I draw the distinction between this and the usual "Girl gives dating advice" because in this she's just telling it how it is... not saying "Hey, just be nice, be yourself, girls loooooooove that".
In her examples you can see the boring guys and you can see the wannabe PUA's.

I've taken the "less is more" approach to texting for a while now. I'm not a big texter anyway, usually it's more for function than just texting for the sake of it but I can't tell.... what is better?
Should I be texting MORE to try and impress her somehow? I figured I would save us both from the random lame texts and just let it shine in person... but with that has come some flakes.

I read this right after a text exchange with a girl I've been talking to... she voluntarily sent me pictures of herself and then in the next message flaked on plans, end of conversation. With her, I was experimenting with building some fun over text and she seemed to be digging it, which I wasn't expecting right up to the point she sent me some cute pictures of herself.... then gone. I mean there's a chance she's busy this evening or whatever but if a girl goes flat on me once I tend to just leave it... no point being the guy pushing it if she's not into it.

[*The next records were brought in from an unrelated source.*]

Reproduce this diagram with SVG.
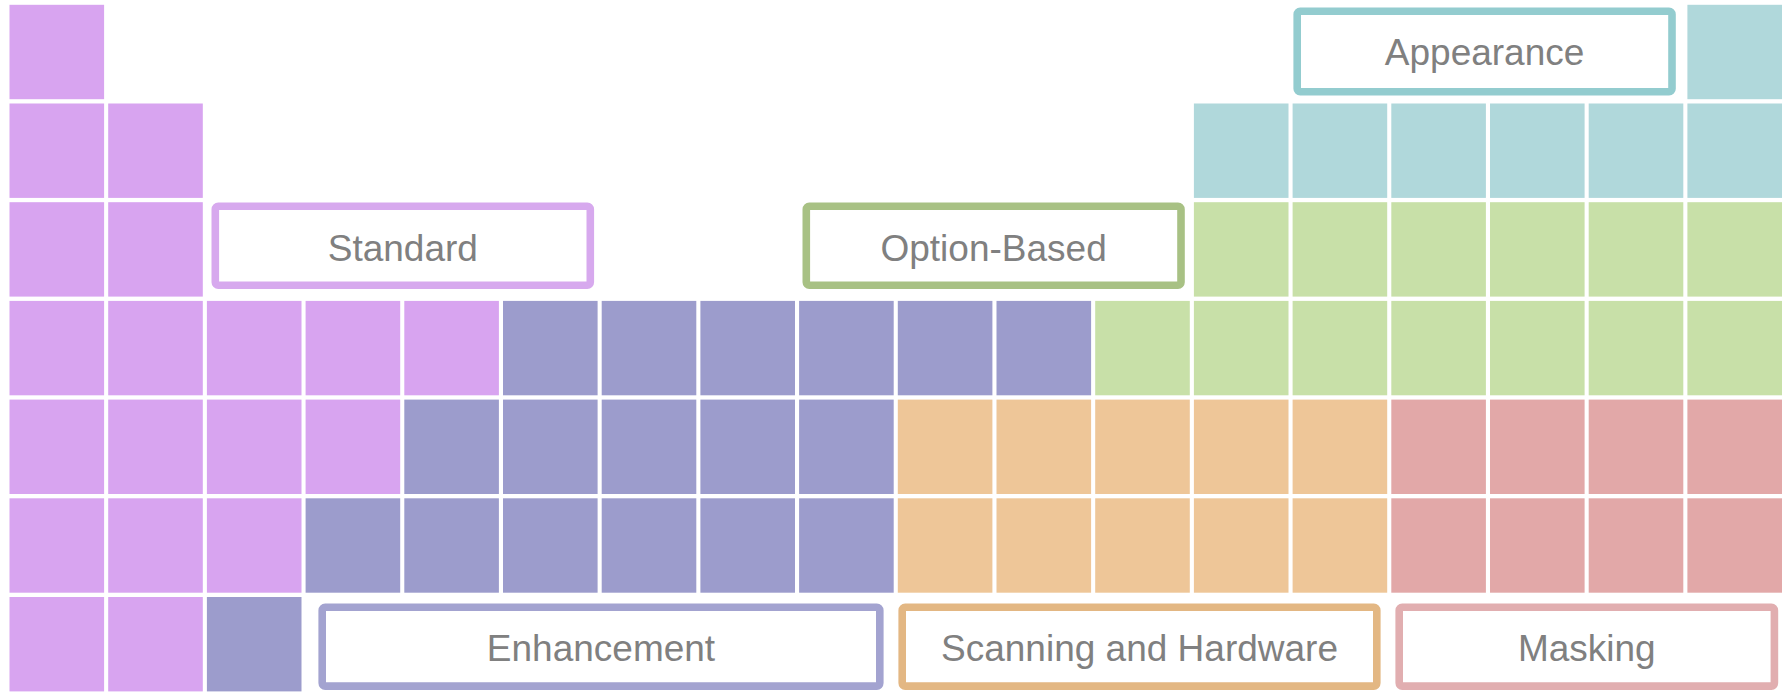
<svg xmlns="http://www.w3.org/2000/svg" width="1788" height="692" viewBox="0 0 1788 692">
<style>
.c{width:94.6px;height:94.4px}
.p{fill:#d8a4f0}.b{fill:#9c9ccc}.t{fill:#b0d8db}.g{fill:#c8e0a8}.o{fill:#eec698}.r{fill:#e2a8a8}
.box{fill:#ffffff;stroke-width:7.6}
.lbl{font-family:"Liberation Sans",Arial,sans-serif;font-size:37px;fill:#808080;text-anchor:middle}
</style>
<rect width="1788" height="692" fill="#ffffff"/>
<g id="cells-standard" class="p">
<rect x="9.5" y="4.8" width="94.6" height="94.4"/>
<rect x="9.5" y="103.5" width="94.6" height="94.4"/><rect x="108.2" y="103.5" width="94.6" height="94.4"/>
<rect x="9.5" y="202.2" width="94.6" height="94.4"/><rect x="108.2" y="202.2" width="94.6" height="94.4"/>
<rect x="9.5" y="300.9" width="94.6" height="94.4"/><rect x="108.2" y="300.9" width="94.6" height="94.4"/><rect x="206.9" y="300.9" width="94.6" height="94.4"/><rect x="305.6" y="300.9" width="94.6" height="94.4"/><rect x="404.3" y="300.9" width="94.6" height="94.4"/>
<rect x="9.5" y="399.6" width="94.6" height="94.4"/><rect x="108.2" y="399.6" width="94.6" height="94.4"/><rect x="206.9" y="399.6" width="94.6" height="94.4"/><rect x="305.6" y="399.6" width="94.6" height="94.4"/>
<rect x="9.5" y="498.3" width="94.6" height="94.4"/><rect x="108.2" y="498.3" width="94.6" height="94.4"/><rect x="206.9" y="498.3" width="94.6" height="94.4"/>
<rect x="9.5" y="597" width="94.6" height="94.4"/><rect x="108.2" y="597" width="94.6" height="94.4"/>
</g>
<g id="cells-enhancement" class="b">
<rect x="503" y="300.9" width="94.6" height="94.4"/><rect x="601.7" y="300.9" width="94.6" height="94.4"/><rect x="700.4" y="300.9" width="94.6" height="94.4"/><rect x="799.1" y="300.9" width="94.6" height="94.4"/><rect x="897.8" y="300.9" width="94.6" height="94.4"/><rect x="996.5" y="300.9" width="94.6" height="94.4"/>
<rect x="404.3" y="399.6" width="94.6" height="94.4"/><rect x="503" y="399.6" width="94.6" height="94.4"/><rect x="601.7" y="399.6" width="94.6" height="94.4"/><rect x="700.4" y="399.6" width="94.6" height="94.4"/><rect x="799.1" y="399.6" width="94.6" height="94.4"/>
<rect x="305.6" y="498.3" width="94.6" height="94.4"/><rect x="404.3" y="498.3" width="94.6" height="94.4"/><rect x="503" y="498.3" width="94.6" height="94.4"/><rect x="601.7" y="498.3" width="94.6" height="94.4"/><rect x="700.4" y="498.3" width="94.6" height="94.4"/><rect x="799.1" y="498.3" width="94.6" height="94.4"/>
<rect x="206.9" y="597" width="94.6" height="94.4"/>
</g>
<g id="cells-appearance" class="t">
<rect x="1687.4" y="4.8" width="94.6" height="94.4"/>
<rect x="1193.9" y="103.5" width="94.6" height="94.4"/><rect x="1292.6" y="103.5" width="94.6" height="94.4"/><rect x="1391.3" y="103.5" width="94.6" height="94.4"/><rect x="1490" y="103.5" width="94.6" height="94.4"/><rect x="1588.7" y="103.5" width="94.6" height="94.4"/><rect x="1687.4" y="103.5" width="94.6" height="94.4"/>
</g>
<g id="cells-option" class="g">
<rect x="1193.9" y="202.2" width="94.6" height="94.4"/><rect x="1292.6" y="202.2" width="94.6" height="94.4"/><rect x="1391.3" y="202.2" width="94.6" height="94.4"/><rect x="1490" y="202.2" width="94.6" height="94.4"/><rect x="1588.7" y="202.2" width="94.6" height="94.4"/><rect x="1687.4" y="202.2" width="94.6" height="94.4"/>
<rect x="1095.2" y="300.9" width="94.6" height="94.4"/><rect x="1193.9" y="300.9" width="94.6" height="94.4"/><rect x="1292.6" y="300.9" width="94.6" height="94.4"/><rect x="1391.3" y="300.9" width="94.6" height="94.4"/><rect x="1490" y="300.9" width="94.6" height="94.4"/><rect x="1588.7" y="300.9" width="94.6" height="94.4"/><rect x="1687.4" y="300.9" width="94.6" height="94.4"/>
</g>
<g id="cells-scanning" class="o">
<rect x="897.8" y="399.6" width="94.6" height="94.4"/><rect x="996.5" y="399.6" width="94.6" height="94.4"/><rect x="1095.2" y="399.6" width="94.6" height="94.4"/><rect x="1193.9" y="399.6" width="94.6" height="94.4"/><rect x="1292.6" y="399.6" width="94.6" height="94.4"/>
<rect x="897.8" y="498.3" width="94.6" height="94.4"/><rect x="996.5" y="498.3" width="94.6" height="94.4"/><rect x="1095.2" y="498.3" width="94.6" height="94.4"/><rect x="1193.9" y="498.3" width="94.6" height="94.4"/><rect x="1292.6" y="498.3" width="94.6" height="94.4"/>
</g>
<g id="cells-masking" class="r">
<rect x="1391.3" y="399.6" width="94.6" height="94.4"/><rect x="1490" y="399.6" width="94.6" height="94.4"/><rect x="1588.7" y="399.6" width="94.6" height="94.4"/><rect x="1687.4" y="399.6" width="94.6" height="94.4"/>
<rect x="1391.3" y="498.3" width="94.6" height="94.4"/><rect x="1490" y="498.3" width="94.6" height="94.4"/><rect x="1588.7" y="498.3" width="94.6" height="94.4"/><rect x="1687.4" y="498.3" width="94.6" height="94.4"/>
</g>
<g id="label-standard">
<rect class="box" x="215.3" y="206.3" width="375" height="79" rx="3" stroke="#d7a9ee"/>
<text class="lbl" x="402.8" y="260.5">Standard</text>
</g>
<g id="label-option">
<rect class="box" x="806.3" y="206.3" width="374.7" height="79" rx="3" stroke="#a8c184"/>
<text class="lbl" x="993.6" y="260.5">Option-Based</text>
</g>
<g id="label-appearance">
<rect class="box" x="1297.2" y="11.2" width="374.8" height="80.5" rx="3" stroke="#93cccf"/>
<text class="lbl" x="1484.6" y="65">Appearance</text>
</g>
<g id="label-enhancement">
<rect class="box" x="322.2" y="607.2" width="557.6" height="78.9" rx="3" stroke="#a3a3d0"/>
<text class="lbl" x="601" y="660.5">Enhancement</text>
</g>
<g id="label-scanning">
<rect class="box" x="902.2" y="607.2" width="474.6" height="78.9" rx="3" stroke="#e3b783"/>
<text class="lbl" x="1139.5" y="660.5">Scanning and Hardware</text>
</g>
<g id="label-masking">
<rect class="box" x="1399.2" y="607.2" width="375.2" height="78.9" rx="3" stroke="#e1aeb0"/>
<text class="lbl" x="1586.8" y="660.5">Masking</text>
</g>
<g id="connectors"/>
</svg>
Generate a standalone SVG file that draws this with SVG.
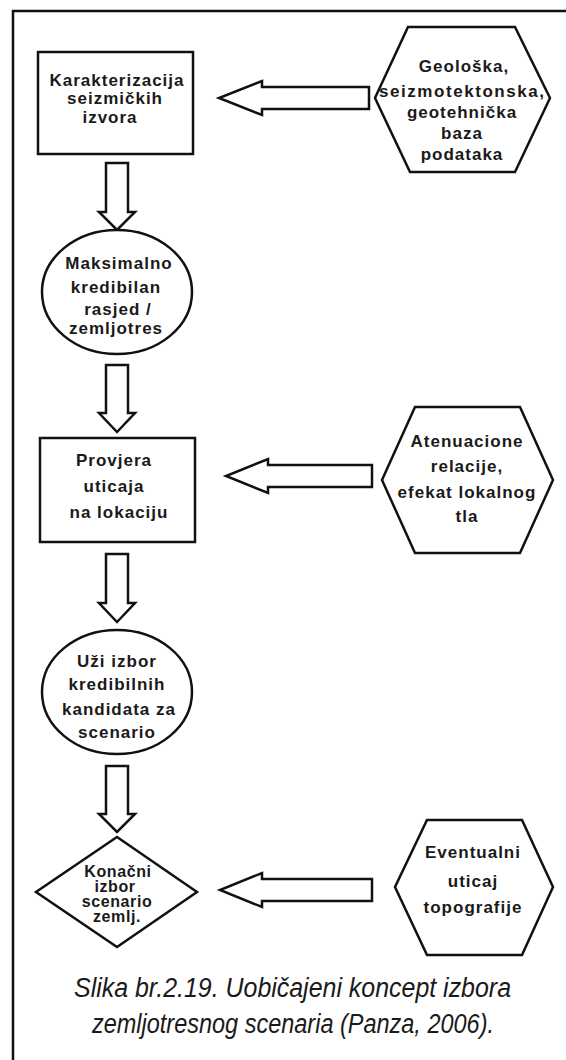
<svg xmlns="http://www.w3.org/2000/svg" width="566" height="1060" viewBox="0 0 566 1060">
  <style>
    .shape { fill: #ffffff; stroke: #111111; stroke-width: 2.5; stroke-linejoin: miter; }
    .arrow { fill: #ffffff; stroke: #111111; stroke-width: 2.5; stroke-linejoin: miter; }
    .frame { fill: none; stroke: #111111; stroke-width: 2.5; }
    .t { font-family: "Liberation Sans", Arial, Helvetica, sans-serif; font-weight: bold; font-size: 17px; letter-spacing: 1px; fill: #1a1a1a; text-anchor: middle; }
    .td { font-family: "Liberation Sans", Arial, Helvetica, sans-serif; font-weight: bold; font-size: 16px; letter-spacing: 0.6px; fill: #1a1a1a; text-anchor: middle; }
    .cap { font-family: "Liberation Sans Narrow", "Liberation Sans", Arial, sans-serif; font-style: italic; font-size: 27px; fill: #1a1a1a; }
  </style>
  <rect x="0" y="0" width="566" height="1060" fill="#ffffff"/>
  <path class="frame" d="M13,1060 V11 H566"/>

  <g id="connectors">
    <polygon class="arrow" points="369,87 262,87 262,81 219,98 262,115 262,109 369,109"/>
    <polygon class="arrow" points="372,465 268,465 268,459 226,476 268,493 268,487 372,487"/>
    <polygon class="arrow" points="372,879 262,879 262,873 220,890 262,907 262,901 372,901"/>
    <polygon class="arrow" points="106,163 128,163 128,212 135,212 117,230 99,212 106,212"/>
    <polygon class="arrow" points="106,365 128,365 128,413 135,413 117,432 99,413 106,413"/>
    <polygon class="arrow" points="106,554 128,554 128,603 135,603 117,622 99,603 106,603"/>
    <polygon class="arrow" points="106,766 128,766 128,814 135,814 117,832 99,814 106,814"/>
  </g>

  <g id="node-karakterizacija">
    <rect class="shape" x="38" y="52" width="155" height="102"/>
    <text class="t" x="117" y="86">Karakterizacija</text>
    <text class="t" x="115" y="104">seizmičkih</text>
    <text class="t" x="110" y="123">izvora</text>
  </g>

  <g id="node-geoloska">
    <polygon class="shape" points="408,27 515,27 550,98 515,172 410,172 375,98"/>
    <text class="t" x="464" y="72">Geološka,</text>
    <text class="t" x="462" y="97" textLength="166">seizmotektonska,</text>
    <text class="t" x="462" y="118">geotehnička</text>
    <text class="t" x="462" y="139">baza</text>
    <text class="t" x="462" y="160">podataka</text>
  </g>

  <g id="node-maksimalno">
    <ellipse class="shape" cx="117" cy="292" rx="75" ry="62"/>
    <text class="t" x="119" y="269">Maksimalno</text>
    <text class="t" x="116" y="293">kredibilan</text>
    <text class="t" x="118" y="315">rasjed /</text>
    <text class="t" x="116" y="334">zemljotres</text>
  </g>

  <g id="node-provjera">
    <rect class="shape" x="40" y="438" width="155" height="104"/>
    <text class="t" x="114" y="466">Provjera</text>
    <text class="t" x="114" y="492">uticaja</text>
    <text class="t" x="119" y="518">na lokaciju</text>
  </g>

  <g id="node-atenuacione">
    <polygon class="shape" points="415,407 520,407 553,480 520,553 415,553 382,480"/>
    <text class="t" x="467" y="447">Atenuacione</text>
    <text class="t" x="467" y="472">relacije,</text>
    <text class="t" x="467" y="498">efekat lokalnog</text>
    <text class="t" x="467" y="522">tla</text>
  </g>

  <g id="node-uzi-izbor">
    <ellipse class="shape" cx="117" cy="692" rx="75" ry="62"/>
    <text class="t" x="117" y="667">Uži izbor</text>
    <text class="t" x="117" y="690">kredibilnih</text>
    <text class="t" x="119" y="715">kandidata za</text>
    <text class="t" x="117" y="738">scenario</text>
  </g>

  <g id="node-konacni">
    <polygon class="shape" points="117,837 197,892 117,947 36,892"/>
    <text class="td" x="118" y="877">Konačni</text>
    <text class="td" x="115" y="892">izbor</text>
    <text class="td" x="117" y="907">scenario</text>
    <text class="td" x="117" y="922">zemlj.</text>
  </g>

  <g id="node-eventualni">
    <polygon class="shape" points="427,820 522,820 553,887 522,955 427,955 395,887"/>
    <text class="t" x="473" y="858">Eventualni</text>
    <text class="t" x="473" y="887">uticaj</text>
    <text class="t" x="473" y="913">topografije</text>
  </g>

  <g id="caption">
    <text class="cap" x="74" y="997" textLength="437" lengthAdjust="spacingAndGlyphs">Slika br.2.19. Uobičajeni koncept izbora</text>
    <text class="cap" x="92" y="1033" textLength="402" lengthAdjust="spacingAndGlyphs">zemljotresnog scenaria (Panza, 2006).</text>
  </g>
</svg>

It's just frustrating though... it was just never a thing when I was younger, and I'm talking 3-4 years ago back home. When girls start acting like this I assume no-interest and just delete her number... but it seems like I'm SUPPOSED to chase to make her like me more before meeting up? I felt just some banter then setting the date was best so it didn't go stale....

Hmm... I don't know. I feel I need to rethink this.
 

Marty

Cro-Magnon Man
Cro-Magnon Man
Joined
Jul 17, 2013
Messages
1,554
Estate said:
I read this right after a text exchange with a girl I've been talking to... she voluntarily sent me pictures of herself and then in the next message flaked on plans, end of conversation.

I assume you've read this?

What to Do When Girls Flake

If she actually gave you notice over text, rather than failing to show up, I wouldn't give up on her yet, if it were me. Is there anything to be said for employing Chase's recommendation here, i.e.:

Rule #1 of successfully dealing with flakes? Don’t let it be a big deal. Stay cool when girls flake.
 

NarrowJ

Tribal Elder
Tribal Elder
Joined
Feb 13, 2013
Messages
1,275
It's just girl smack talk. Like Franco pointed out, if she really likes a guy she'll let a few of those slide (like the not having an iPhone and trying to meet up too fast). Most of the others seem pretty legit. I laughed my ass off at some of the clueless chumps in those message screen captures :)

I remember what happened the last time some girl put up a blog post similar to this one... ;P


NJ
 

Estate

Cro-Magnon Man
Cro-Magnon Man
Joined
Dec 20, 2012
Messages
798
Marty said:
Estate said:
I read this right after a text exchange with a girl I've been talking to... she voluntarily sent me pictures of herself and then in the next message flaked on plans, end of conversation.

I assume you've read this?

What to Do When Girls Flake

If she actually gave you notice over text, rather than failing to show up, I wouldn't give up on her yet, if it were me. Is there anything to be said for employing Chase's recommendation here, i.e.:

Rule #1 of successfully dealing with flakes? Don’t let it be a big deal. Stay cool when girls flake.

Sure... but this kinda assumes I'd still be interested in a flakey girl...
I don't necessarily want to know what to do when she flakes... I know what I do when I girl flakes, I delete her number and get someone else's. It's just the whole point of it really.